*AVAILABLE DATA:*
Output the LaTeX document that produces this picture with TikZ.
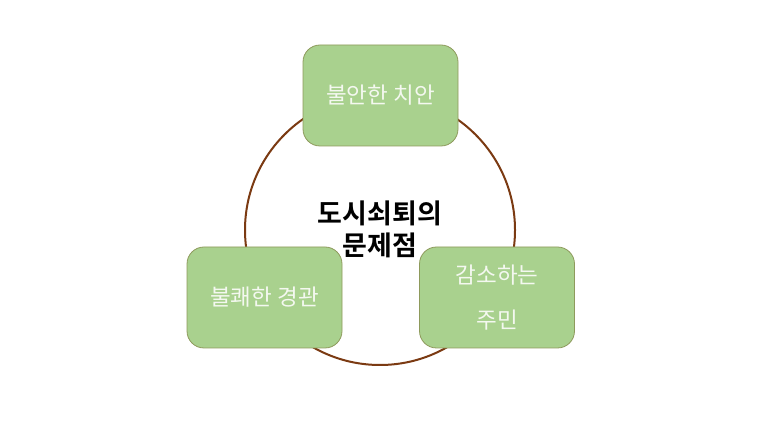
\documentclass[tikz,border=0pt]{standalone}
\usepackage{fontspec}
\newfontfamily\kr{Noto Sans CJK KR}
\newfontfamily\krb{Noto Sans CJK KR Bold}
\definecolor{boxfill}{HTML}{A9D18E}
\definecolor{boxline}{HTML}{8E9A5C}
\definecolor{ringcol}{HTML}{7B3A12}
\definecolor{boxtext}{HTML}{F4F8F0}
\tikzset{
  itembox/.style={draw=boxline, line width=0.8pt, fill=boxfill, rounded corners=17pt,
    minimum width=155pt, minimum height=101pt, inner sep=0pt,
    text=boxtext, font=\kr\fontsize{22.5}{45}\selectfont, align=center},
  ring/.style={draw=ringcol, line width=2pt},
  title/.style={font=\krb\fontsize{27}{32}\selectfont, align=center, text=black}
}
\begin{document}
\begin{tikzpicture}[x=1pt,y=1pt]
\useasboundingbox (0,0) rectangle (760,428);
\fill[white] (0,0) rectangle (760,428);
\coordinate (c) at (380,198);
\draw[ring] (c) circle (135);
\node[title] (t) at (380,199) {도시쇠퇴의\\문제점};
\node[itembox] (a) at (380.5,332.5) {불안한 치안};
\node[itembox] (b) at (264.5,130.5) {불쾌한 경관};
\node[itembox] (d) at (497,130.5) {감소하는\\주민};
\end{tikzpicture}
\end{document}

*DIRECTIVE:* Omit the pictures, then output the rest of the listing exactly.

*CORRECT ANSWER:*
Output the LaTeX document that produces this picture with TikZ.
\documentclass[tikz,border=0pt]{standalone}
\usepackage{fontspec}
\newfontfamily\kr{Noto Sans CJK KR}
\newfontfamily\krb{Noto Sans CJK KR Bold}
\definecolor{boxfill}{HTML}{A9D18E}
\definecolor{boxline}{HTML}{8E9A5C}
\definecolor{ringcol}{HTML}{7B3A12}
\definecolor{boxtext}{HTML}{F4F8F0}
\tikzset{
  itembox/.style={draw=boxline, line width=0.8pt, fill=boxfill, rounded corners=17pt,
    minimum width=155pt, minimum height=101pt, inner sep=0pt,
    text=boxtext, font=\kr\fontsize{22.5}{45}\selectfont, align=center},
  ring/.style={draw=ringcol, line width=2pt},
  title/.style={font=\krb\fontsize{27}{32}\selectfont, align=center, text=black}
}
\begin{document}
\begin{tikzpicture}[x=1pt,y=1pt]
\useasboundingbox (0,0) rectangle (760,428);
\fill[white] (0,0) rectangle (760,428);
\coordinate (c) at (380,198);
\draw[ring] (c) circle (135);
\node[title] (t) at (380,199) {도시쇠퇴의\\문제점};
\node[itembox] (a) at (380.5,332.5) {불안한 치안};
\node[itembox] (b) at (264.5,130.5) {불쾌한 경관};
\node[itembox] (d) at (497,130.5) {감소하는\\주민};
\end{tikzpicture}
\end{document}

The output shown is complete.